DIRECTIONS: Up to and including the line with "sns.set_style('whitegrid')", write out the listing from its first line, minus the pictures.

INPUT DATA:
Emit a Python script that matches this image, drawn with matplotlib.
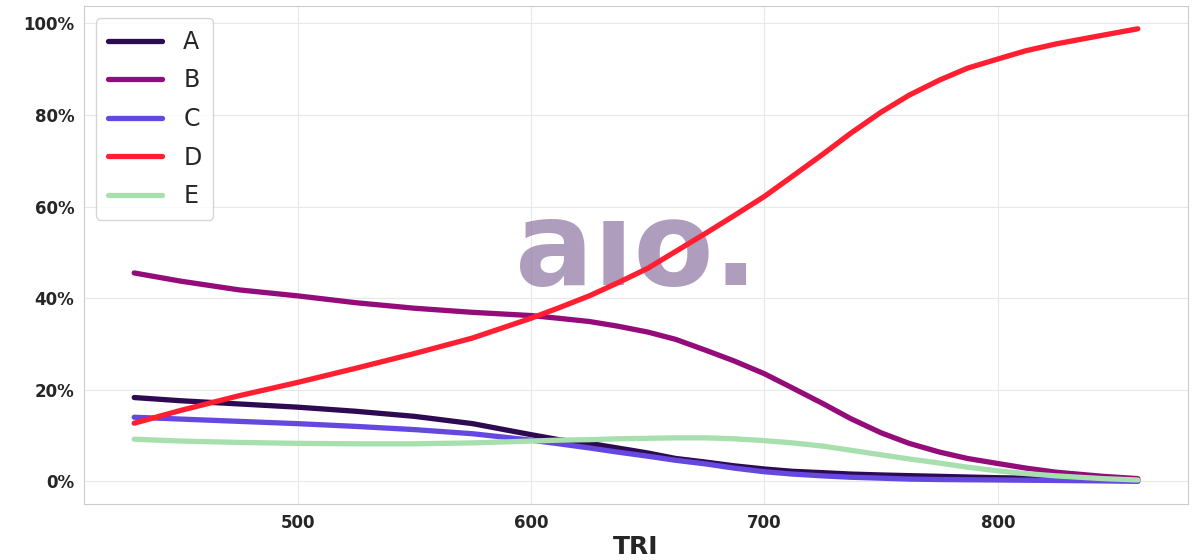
import matplotlib
matplotlib.use('Agg')
import matplotlib.pyplot as plt
from matplotlib.ticker import PercentFormatter
import seaborn as sns

sns.set_style('whitegrid')

tri = [430, 450, 475, 500, 525, 550, 575, 600, 612, 625, 637, 650, 662, 675, 687, 700,
       712, 725, 737, 750, 762, 775, 787, 800, 812, 825, 845, 860]

a_vals = [18.3, 17.6, 16.9, 16.2, 15.3, 14.2, 12.6, 10.2, 9.1, 8.3, 7.3, 6.2, 5.0, 4.2, 3.4, 2.7,
          2.2, 1.9, 1.6, 1.4, 1.25, 1.1, 0.95, 0.8, 0.7, 0.6, 0.4, 0.3]
b_vals = [45.5, 43.7, 41.8, 40.5, 39.0, 37.8, 36.9, 36.2, 35.6, 34.9, 33.9, 32.6, 31.0, 28.6, 26.3, 23.5,
          20.4, 17.0, 13.7, 10.6, 8.3, 6.4, 5.0, 3.9, 2.9, 2.0, 1.1, 0.6]
c_vals = [14.0, 13.6, 13.1, 12.6, 12.0, 11.3, 10.4, 9.0, 8.2, 7.3, 6.4, 5.5, 4.6, 3.8, 2.9, 2.1,
          1.6, 1.2, 0.9, 0.7, 0.5, 0.4, 0.35, 0.3, 0.25, 0.2, 0.1, 0.0]
d_vals = [12.7, 15.5, 18.7, 21.6, 24.7, 27.9, 31.3, 35.6, 37.9, 40.5, 43.3, 46.5, 50.2, 54.2, 58.0, 62.2,
          66.6, 71.4, 76.0, 80.6, 84.3, 87.6, 90.2, 92.2, 94.0, 95.5, 97.4, 98.8]
e_vals = [9.2, 8.8, 8.5, 8.3, 8.2, 8.2, 8.4, 8.8, 9.0, 9.1, 9.3, 9.4, 9.5, 9.5, 9.3, 8.9,
          8.4, 7.7, 6.8, 5.8, 4.9, 4.0, 3.1, 2.3, 1.7, 1.2, 0.6, 0.3]

labels = ['A', 'B', 'C', 'D', 'E']
colors = ['#2e0a52', '#930c7a', '#6448e0', '#ff1f31', '#a8dfae']

fig = plt.figure(figsize=(12, 5.6), dpi=100)
ax = fig.add_axes([0.07, 0.1, 0.92, 0.889])

series = [a_vals, b_vals, c_vals, d_vals, e_vals]
for vals, lab, col in zip(series, labels, colors):
    ax.plot(tri, [v / 100 for v in vals], color=col, lw=3.8, label=lab,
            solid_capstyle='round', solid_joinstyle='round')

# watermark
ax.text(0.5, 0.505, 'a\u0131o.', transform=ax.transAxes, ha='center', va='center',
        fontsize=84, fontweight='bold', color='#8a6f9e', alpha=0.68, zorder=1.5)

ax.yaxis.set_major_formatter(PercentFormatter(1.0, decimals=0))
ax.set_xticks([500, 600, 700, 800])
for t in ax.get_xticklabels() + ax.get_yticklabels():
    t.set_fontweight('bold')
    t.set_fontsize(12)
ax.set_xlabel('TRI', fontsize=18, fontweight='bold', labelpad=2)

for s in ax.spines.values():
    s.set_color('#cccccc')
ax.grid(color='#e8e8e8')

leg = ax.legend(loc='upper left', fontsize=17, handlelength=2.3, labelspacing=0.62,
                handletextpad=0.9, borderpad=0.5)

fig.savefig('out.png', dpi=100)
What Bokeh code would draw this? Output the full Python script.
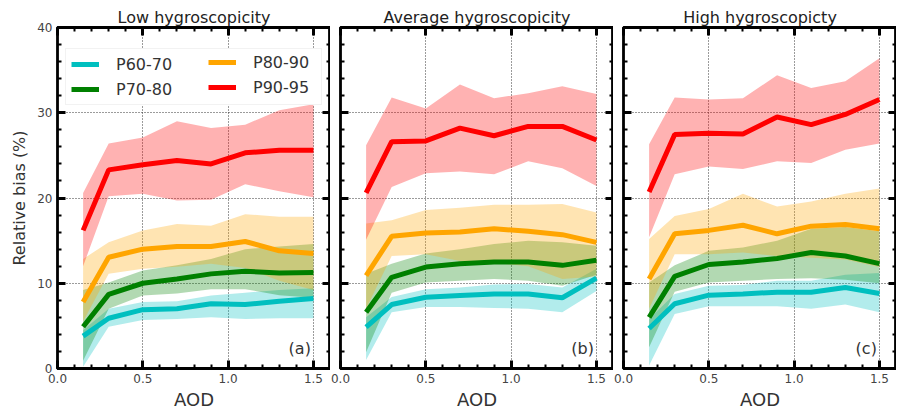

WORKED SOLUTION:
Emit a Python script that matches this image, drawn with matplotlib.
import matplotlib
matplotlib.use('Agg')
import matplotlib.pyplot as plt
from matplotlib.ticker import PercentFormatter
import seaborn as sns

sns.set_style('whitegrid')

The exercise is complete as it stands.